What to work on ::
Only the lines from the start of the data through the line containing "False, True, False]" should be written out, exactly as they are, with both ends included and the pictures left out.

Material provided ::
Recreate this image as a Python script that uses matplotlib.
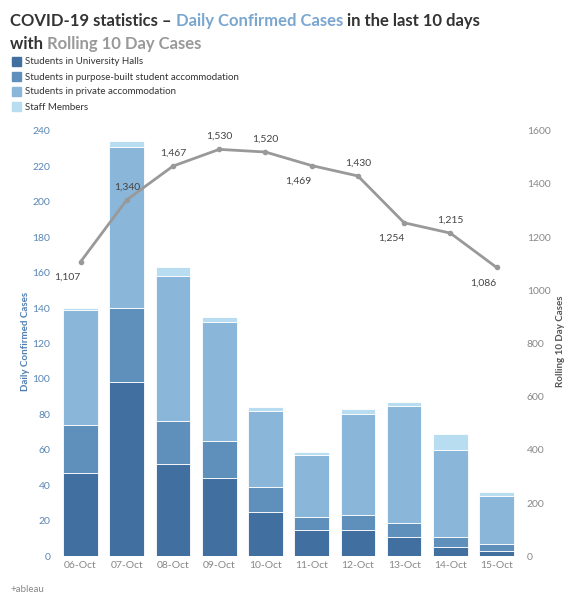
import numpy as np
import matplotlib
matplotlib.use("Agg")
from matplotlib import pyplot as plt
from matplotlib.patches import Rectangle

plt.rcParams['font.family'] = ['Lato', 'DejaVu Sans']

days = ["06-Oct", "07-Oct", "08-Oct", "09-Oct", "10-Oct", "11-Oct", "12-Oct", "13-Oct", "14-Oct", "15-Oct"]
halls = [47, 98, 52, 44, 25, 15, 15, 11, 5, 3]
pbsa = [27, 42, 24, 21, 14, 7, 8, 8, 6, 4]
private = [65, 91, 82, 67, 43, 35, 57, 66, 49, 27]
staff = [1, 3, 5, 3, 2, 2, 3, 2, 9, 2]
rolling = [1107, 1340, 1467, 1530, 1520, 1469, 1430, 1254, 1215, 1086]
label_above = [False, True, True, True, True, False, True, False, True, False]

series = [("Students in University Halls", halls, "#4170a0"),
          ("Students in purpose-built student accommodation", pbsa, "#5f90bb"),
          ("Students in private accommodation", private, "#8ab6d9"),
          ("Staff Members", staff, "#b8dcf0")]

fig = plt.figure(figsize=(5.8, 6), dpi=100)
ax = fig.add_axes([0.095, 0.073, 0.805, 0.715])
x = np.arange(len(days))
bottom = np.zeros(len(days))
for name, vals, col in series:
    ax.bar(x, vals, 0.75, bottom=bottom, color=col, edgecolor="white", linewidth=0.6)
    bottom += np.array(vals)

ax.set_xlim(-0.55, 9.55)
ax.set_ylim(0, 242)
ax.set_yticks(range(0, 241, 20))
ax.set_xticks(x)
ax.set_xticklabels(days)
ax.tick_params(axis='x', colors="#888888", labelsize=7.5, length=0)
ax.tick_params(axis='y', colors="#5a86b5", labelsize=7.5, length=0, labelcolor="#5a86b5")
ax.set_ylabel("Daily Confirmed Cases", color="#4e7db0", fontsize=7, fontweight="bold", labelpad=2)
for s in ax.spines.values():
    s.set_visible(False)

ax2 = ax.twinx()
ax2.plot(x, rolling, color="#999999", linewidth=2, marker='o', markersize=3)
ax2.set_ylim(0, 242 * 1600 / 240)
ax2.set_yticks(range(0, 1601, 200))
ax2.tick_params(axis='y', colors="#888888", labelsize=7.5, length=0)
ax2.set_ylabel("Rolling 10 Day Cases", color="#555555", fontsize=7, fontweight="bold")
for s in ax2.spines.values():
    s.set_visible(False)
for xi, v, up in zip(x, rolling, label_above):
    ax2.annotate(f"{v:,}", (xi, v), xytext=(0, 6 if up else -8), textcoords="offset points",
                 ha="right" if not up else "center", va="bottom" if up else "top",
                 fontsize=7.5, color="#444444")

# title with coloured parts
parts = [("COVID-19 statistics \u2013 ", "#333333"), ("Daily Confirmed Cases", "#7aa6cf"),
         (" in the last 10 days", "#333333")]
r = fig.canvas.get_renderer()
xpos = 10 / 580
for txt, col in parts:
    t = fig.text(xpos, 0.965, txt, color=col, fontsize=12, fontweight="bold", va="center")
    bb = t.get_window_extent(r)
    xpos += bb.width / fig.bbox.width
t = fig.text(10 / 580, 0.927, "with ", color="#333333", fontsize=12, fontweight="bold", va="center")
w = t.get_window_extent(r).width / fig.bbox.width
fig.text(10 / 580 + w, 0.927, "Rolling 10 Day Cases", color="#999999", fontsize=12,
         fontweight="bold", va="center")

# legend
for i, (name, vals, col) in enumerate(series):
    yy = 1 - (62 + i * 15) / 600
    fig.patches.append(Rectangle((12 / 580, yy - 0.007), 0.016, 0.015, color=col,
                                 transform=fig.transFigure, figure=fig))
    fig.text(25 / 580, yy, name, fontsize=7, color="#333333", va="center")

fig.text(10 / 580, 0.013, "+ableau", fontsize=7, color="#888888")
fig.savefig("out.png", dpi=100, facecolor="white")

Output for this task ::
Recreate this image as a Python script that uses matplotlib.
import numpy as np
import matplotlib
matplotlib.use("Agg")
from matplotlib import pyplot as plt
from matplotlib.patches import Rectangle

plt.rcParams['font.family'] = ['Lato', 'DejaVu Sans']

days = ["06-Oct", "07-Oct", "08-Oct", "09-Oct", "10-Oct", "11-Oct", "12-Oct", "13-Oct", "14-Oct", "15-Oct"]
halls = [47, 98, 52, 44, 25, 15, 15, 11, 5, 3]
pbsa = [27, 42, 24, 21, 14, 7, 8, 8, 6, 4]
private = [65, 91, 82, 67, 43, 35, 57, 66, 49, 27]
staff = [1, 3, 5, 3, 2, 2, 3, 2, 9, 2]
rolling = [1107, 1340, 1467, 1530, 1520, 1469, 1430, 1254, 1215, 1086]
label_above = [False, True, True, True, True, False, True, False, True, False]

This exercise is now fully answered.